I’m upgrading my training code from 2.8 to 2.12. Fitting a simple multi-label classifier on 2.12.0 raises an exception only when I use the following metric:
tf.keras.metrics.AUC(curve="ROC", multi_label=True)
No exception is raised when I don’t use this metric. It’s raised whether or not I use a validation dataset, so this is happening when computing metrics on the training data. The error is:
File ".tox/train/lib/python3.10/site-packages/keras/engine/training.py", line 1284, in train_function *
return step_function(self, iterator)
File ".tox/train/lib/python3.10/site-packages/keras/engine/training.py", line 1268, in step_function **
outputs = model.distribute_strategy.run(run_step, args=(data,))
File ".tox/train/lib/python3.10/site-packages/keras/engine/training.py", line 1249, in run_step **
outputs = model.train_step(data)
File ".tox/train/lib/python3.10/site-packages/keras/engine/training.py", line 1055, in train_step
return self.compute_metrics(x, y, y_pred, sample_weight)
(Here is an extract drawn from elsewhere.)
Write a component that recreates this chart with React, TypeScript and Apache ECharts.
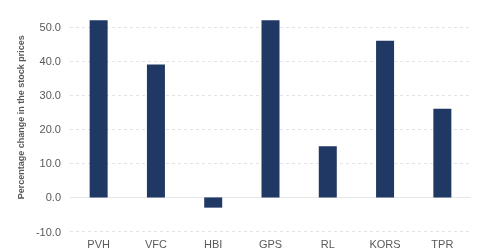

File ".tox/train/lib/python3.10/site-packages/keras/engine/training.py", line 1149, in compute_metrics
self.compiled_metrics.update_state(y, y_pred, sample_weight)
File ".tox/train/lib/python3.10/site-packages/keras/engine/compile_utils.py", line 605, in update_state
metric_obj.update_state(y_t, y_p, sample_weight=mask)
File ".tox/train/lib/python3.10/site-packages/keras/utils/metrics_utils.py", line 77, in decorated
update_op = update_state_fn(*args, **kwargs)
File ".tox/train/lib/python3.10/site-packages/keras/metrics/base_metric.py", line 140, in update_state_fn
return ag_update_state(*args, **kwargs)
File ".tox/train/lib/python3.10/site-packages/keras/metrics/confusion_metrics.py", line 1453, in update_state **
self._build(tf.TensorShape(y_pred.shape))
File ".tox/train/lib/python3.10/site-packages/keras/metrics/confusion_metrics.py", line 1402, in _build
raise ValueError(
ValueError: `y_true` must have rank 2 when `multi_label=True`. Found rank None. Full shape received for `y_true`: <unknown>
One thing I noticed from the stacktrace is that the ValueError message says it’s about y_true
, but in fact one level up we see it’s using y_pred
. Maybe I’m being pedantic to notice the mismatch, but as an experiment I went ahead and tried directly editing confusion_metrics.py
on line 1453 to call self._build
on y_true
as _build
says it expects. With that hack, my model training finishes!
So now I have two questions:
- Is it a bug in keras to call
self._build(tf.TensorShape(y_pred.shape))
whenAUC._build
’s error message indicate it expects to receivey_true.shape
? I’m shocked that y_true and y_pred would ever have different shapes, but clearly they sometimes do. - What API change would cause this error to be start appearing only when I upgrade Tensorflow? I browsed the changelogs and didn’t see anything that felt relevant.
I could probably produce a minimal example if it’s helpful.